__WHAT TO PRODUCE__: Take the material below and retype it in full; pictures are left out.

* START DATA SECTION *

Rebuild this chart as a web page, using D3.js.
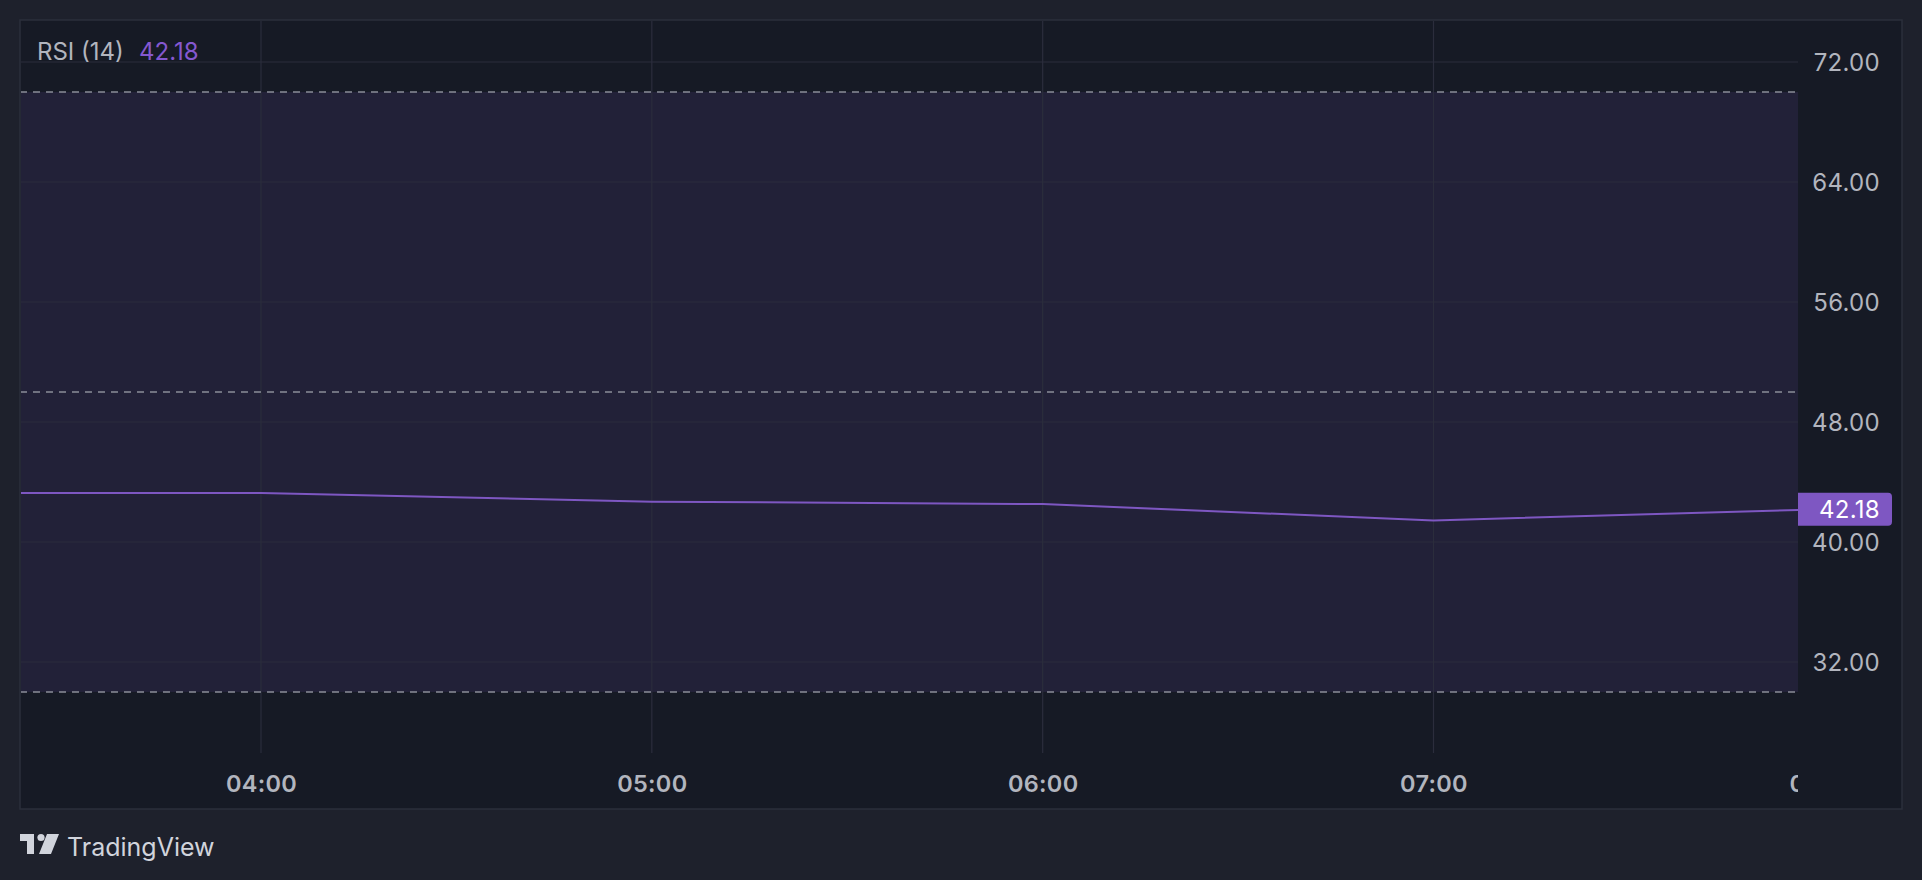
<!DOCTYPE html>
<html>
<head>
<meta charset="utf-8">
<script src="https://cdn.jsdelivr.net/npm/d3@7/dist/d3.min.js"></script>
<style>
  html, body { margin: 0; padding: 0; background: #1e212c; }
  svg { display: block; }
  text { font-family: Inter, "Noto Sans", sans-serif; }
</style>
</head>
<body>
<svg id="chart" width="1922" height="880"></svg>
<script>
// ---- data ----
const times = ["03:00", "04:00", "05:00", "06:00", "07:00", "08:00"];
const rsiValues = [43.27, 43.27, 42.69, 42.53, 41.44, 42.18];
const yTicks = [72, 64, 56, 48, 40, 32];
const xTickLabels = ["04:00", "05:00", "06:00", "07:00", "08:00"];
const bandLevels = [70, 50, 30];
const indicatorName = "RSI (14)";
const lastValue = 42.18;

// ---- layout ----
const W = 1922, H = 880;
const panel = { x0: 20, y0: 20, x1: 1902, y1: 809 };
const plotRight = 1798;
const plotBottom = 753;

const parse = d3.utcParse("%H:%M");
const data = times.map((t, i) => ({ t: parse(t), v: rsiValues[i] }));

const x = d3.scaleUtc()
  .domain([parse("04:00"), parse("07:00")])
  .range([261, 1433.5]);
const y = d3.scaleLinear().domain([72, 32]).range([62, 662]);

const svg = d3.select("#chart");

svg.append("rect").attr("width", W).attr("height", H).attr("fill", "#1e212c");

// panel background
svg.append("rect")
  .attr("x", panel.x0).attr("y", panel.y0)
  .attr("width", panel.x1 - panel.x0).attr("height", panel.y1 - panel.y0)
  .attr("fill", "#161a25")
  .attr("stroke", "#2b2f3b").attr("stroke-width", 1.5);

const defs = svg.append("defs");
defs.append("clipPath").attr("id", "plotClip")
  .append("rect")
  .attr("x", panel.x0 + 1).attr("y", panel.y0 + 1)
  .attr("width", plotRight - panel.x0 - 1).attr("height", plotBottom - panel.y0 - 1);

const plot = svg.append("g").attr("clip-path", "url(#plotClip)");

// purple band between 70 and 30
plot.append("rect")
  .attr("x", panel.x0).attr("y", y(bandLevels[0]))
  .attr("width", plotRight - panel.x0)
  .attr("height", y(bandLevels[2]) - y(bandLevels[0]))
  .attr("fill", "#7e57c2").attr("fill-opacity", 0.12);

// horizontal grid
plot.selectAll("line.hgrid").data(yTicks).join("line")
  .attr("class", "hgrid")
  .attr("x1", panel.x0).attr("x2", plotRight)
  .attr("y1", d => y(d)).attr("y2", d => y(d))
  .attr("stroke", "#2b2d3c").attr("stroke-width", 1.2);

// vertical grid
const xTickDates = xTickLabels.map(parse);
plot.selectAll("line.vgrid").data(xTickDates).join("line")
  .attr("class", "vgrid")
  .attr("x1", d => x(d)).attr("x2", d => x(d))
  .attr("y1", panel.y0).attr("y2", plotBottom)
  .attr("stroke", "#2b2d3c").attr("stroke-width", 1.2);

// dashed band lines
plot.selectAll("line.band").data(bandLevels).join("line")
  .attr("class", "band")
  .attr("x1", panel.x0).attr("x2", plotRight)
  .attr("y1", d => y(d)).attr("y2", d => y(d))
  .attr("stroke", "#8a8d98").attr("stroke-width", 1.3)
  .attr("stroke-dasharray", "7,6");

// RSI line
plot.append("path").datum(data)
  .attr("fill", "none")
  .attr("stroke", "#7e57c2").attr("stroke-width", 2)
  .attr("d", d3.line().x(d => x(d.t)).y(d => y(d.v)));

// y-axis labels
const yAxis = d3.axisRight(y).tickValues(yTicks).tickFormat(d3.format(".2f")).tickSize(0);
const yg = svg.append("g").attr("transform", `translate(1880,0)`).call(yAxis);
yg.select(".domain").remove();
yg.selectAll("text")
  .attr("x", 0).attr("text-anchor", "end").attr("dy", "0.35em")
  .attr("fill", "#b2b5be").style("font-size", "24px")
  .style("letter-spacing", "0.3px")
  .style("font-family", "Inter, sans-serif");

// last value label
const ly = y(lastValue);
const lab = svg.append("g");
lab.append("path")
  .attr("d", `M${plotRight},${ly - 16.5} H${1888} a4,4 0 0 1 4,4 V${ly + 12.5} a4,4 0 0 1 -4,4 H${plotRight} Z`)
  .attr("fill", "#7e57c2");
lab.append("text")
  .attr("x", 1880).attr("y", ly).attr("dy", "0.36em")
  .attr("text-anchor", "end").attr("fill", "#ffffff")
  .style("font-size", "24px").style("letter-spacing", "0.3px")
  .text(lastValue.toFixed(2));

// x-axis labels (clipped at plot right)
defs.append("clipPath").attr("id", "xClip")
  .append("rect").attr("x", panel.x0).attr("y", plotBottom)
  .attr("width", plotRight - panel.x0).attr("height", panel.y1 - plotBottom);
const xAxis = d3.axisBottom(x).tickValues(xTickDates).tickFormat(d3.utcFormat("%H:%M")).tickSize(0);
const xg = svg.append("g").attr("clip-path", "url(#xClip)")
  .append("g").attr("transform", `translate(0,784)`).call(xAxis);
xg.select(".domain").remove();
xg.selectAll("text")
  .attr("y", 0).attr("dy", "0.35em")
  .attr("fill", "#b2b5be").style("font-size", "23.5px").style("font-weight", 600)
  .style("letter-spacing", "0.3px")
  .style("font-family", "Inter, sans-serif");

// legend
const leg = svg.append("text").attr("x", 37).attr("y", 60).style("font-size", "24px");
leg.append("tspan").attr("fill", "#b2b5be").text(indicatorName);
leg.append("tspan").attr("x", 139).attr("fill", "#8558d0").text(lastValue.toFixed(2));

// TradingView logo
const logo = svg.append("g").attr("transform", "translate(20,834)");
logo.append("path").attr("d", "M0,0 H14 V20 H7 V7 H0 Z").attr("fill", "#d1d4dc");
logo.append("circle").attr("cx", 21).attr("cy", 3.5).attr("r", 3.6).attr("fill", "#d1d4dc");
logo.append("path").attr("d", "M27,0 H39 L31,20 H19 Z").attr("fill", "#d1d4dc");
svg.append("text").attr("x", 67).attr("y", 856)
  .attr("fill", "#d1d4dc").style("font-size", "25px").text("TradingView");
</script>
</body>
</html>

* END DATA SECTION *

__RESULT FOR THIS EXERCISE__:
Rebuild this chart as a web page, using D3.js.
<!DOCTYPE html>
<html>
<head>
<meta charset="utf-8">
<script src="https://cdn.jsdelivr.net/npm/d3@7/dist/d3.min.js"></script>
<style>
  html, body { margin: 0; padding: 0; background: #1e212c; }
  svg { display: block; }
  text { font-family: Inter, "Noto Sans", sans-serif; }
</style>
</head>
<body>
<svg id="chart" width="1922" height="880"></svg>
<script>
// ---- data ----
const times = ["03:00", "04:00", "05:00", "06:00", "07:00", "08:00"];
const rsiValues = [43.27, 43.27, 42.69, 42.53, 41.44, 42.18];
const yTicks = [72, 64, 56, 48, 40, 32];
const xTickLabels = ["04:00", "05:00", "06:00", "07:00", "08:00"];
const bandLevels = [70, 50, 30];
const indicatorName = "RSI (14)";
const lastValue = 42.18;

// ---- layout ----
const W = 1922, H = 880;
const panel = { x0: 20, y0: 20, x1: 1902, y1: 809 };
const plotRight = 1798;
const plotBottom = 753;

const parse = d3.utcParse("%H:%M");
const data = times.map((t, i) => ({ t: parse(t), v: rsiValues[i] }));

const x = d3.scaleUtc()
  .domain([parse("04:00"), parse("07:00")])
  .range([261, 1433.5]);
const y = d3.scaleLinear().domain([72, 32]).range([62, 662]);

const svg = d3.select("#chart");

svg.append("rect").attr("width", W).attr("height", H).attr("fill", "#1e212c");

// panel background
svg.append("rect")
  .attr("x", panel.x0).attr("y", panel.y0)
  .attr("width", panel.x1 - panel.x0).attr("height", panel.y1 - panel.y0)
  .attr("fill", "#161a25")
  .attr("stroke", "#2b2f3b").attr("stroke-width", 1.5);

const defs = svg.append("defs");
defs.append("clipPath").attr("id", "plotClip")
  .append("rect")
  .attr("x", panel.x0 + 1).attr("y", panel.y0 + 1)
  .attr("width", plotRight - panel.x0 - 1).attr("height", plotBottom - panel.y0 - 1);

const plot = svg.append("g").attr("clip-path", "url(#plotClip)");

// purple band between 70 and 30
plot.append("rect")
  .attr("x", panel.x0).attr("y", y(bandLevels[0]))
  .attr("width", plotRight - panel.x0)
  .attr("height", y(bandLevels[2]) - y(bandLevels[0]))
  .attr("fill", "#7e57c2").attr("fill-opacity", 0.12);

// horizontal grid
plot.selectAll("line.hgrid").data(yTicks).join("line")
  .attr("class", "hgrid")
  .attr("x1", panel.x0).attr("x2", plotRight)
  .attr("y1", d => y(d)).attr("y2", d => y(d))
  .attr("stroke", "#2b2d3c").attr("stroke-width", 1.2);

// vertical grid
const xTickDates = xTickLabels.map(parse);
plot.selectAll("line.vgrid").data(xTickDates).join("line")
  .attr("class", "vgrid")
  .attr("x1", d => x(d)).attr("x2", d => x(d))
  .attr("y1", panel.y0).attr("y2", plotBottom)
  .attr("stroke", "#2b2d3c").attr("stroke-width", 1.2);

// dashed band lines
plot.selectAll("line.band").data(bandLevels).join("line")
  .attr("class", "band")
  .attr("x1", panel.x0).attr("x2", plotRight)
  .attr("y1", d => y(d)).attr("y2", d => y(d))
  .attr("stroke", "#8a8d98").attr("stroke-width", 1.3)
  .attr("stroke-dasharray", "7,6");

// RSI line
plot.append("path").datum(data)
  .attr("fill", "none")
  .attr("stroke", "#7e57c2").attr("stroke-width", 2)
  .attr("d", d3.line().x(d => x(d.t)).y(d => y(d.v)));

// y-axis labels
const yAxis = d3.axisRight(y).tickValues(yTicks).tickFormat(d3.format(".2f")).tickSize(0);
const yg = svg.append("g").attr("transform", `translate(1880,0)`).call(yAxis);
yg.select(".domain").remove();
yg.selectAll("text")
  .attr("x", 0).attr("text-anchor", "end").attr("dy", "0.35em")
  .attr("fill", "#b2b5be").style("font-size", "24px")
  .style("letter-spacing", "0.3px")
  .style("font-family", "Inter, sans-serif");

// last value label
const ly = y(lastValue);
const lab = svg.append("g");
lab.append("path")
  .attr("d", `M${plotRight},${ly - 16.5} H${1888} a4,4 0 0 1 4,4 V${ly + 12.5} a4,4 0 0 1 -4,4 H${plotRight} Z`)
  .attr("fill", "#7e57c2");
lab.append("text")
  .attr("x", 1880).attr("y", ly).attr("dy", "0.36em")
  .attr("text-anchor", "end").attr("fill", "#ffffff")
  .style("font-size", "24px").style("letter-spacing", "0.3px")
  .text(lastValue.toFixed(2));

// x-axis labels (clipped at plot right)
defs.append("clipPath").attr("id", "xClip")
  .append("rect").attr("x", panel.x0).attr("y", plotBottom)
  .attr("width", plotRight - panel.x0).attr("height", panel.y1 - plotBottom);
const xAxis = d3.axisBottom(x).tickValues(xTickDates).tickFormat(d3.utcFormat("%H:%M")).tickSize(0);
const xg = svg.append("g").attr("clip-path", "url(#xClip)")
  .append("g").attr("transform", `translate(0,784)`).call(xAxis);
xg.select(".domain").remove();
xg.selectAll("text")
  .attr("y", 0).attr("dy", "0.35em")
  .attr("fill", "#b2b5be").style("font-size", "23.5px").style("font-weight", 600)
  .style("letter-spacing", "0.3px")
  .style("font-family", "Inter, sans-serif");

// legend
const leg = svg.append("text").attr("x", 37).attr("y", 60).style("font-size", "24px");
leg.append("tspan").attr("fill", "#b2b5be").text(indicatorName);
leg.append("tspan").attr("x", 139).attr("fill", "#8558d0").text(lastValue.toFixed(2));

// TradingView logo
const logo = svg.append("g").attr("transform", "translate(20,834)");
logo.append("path").attr("d", "M0,0 H14 V20 H7 V7 H0 Z").attr("fill", "#d1d4dc");
logo.append("circle").attr("cx", 21).attr("cy", 3.5).attr("r", 3.6).attr("fill", "#d1d4dc");
logo.append("path").attr("d", "M27,0 H39 L31,20 H19 Z").attr("fill", "#d1d4dc");
svg.append("text").attr("x", 67).attr("y", 856)
  .attr("fill", "#d1d4dc").style("font-size", "25px").text("TradingView");
</script>
</body>
</html>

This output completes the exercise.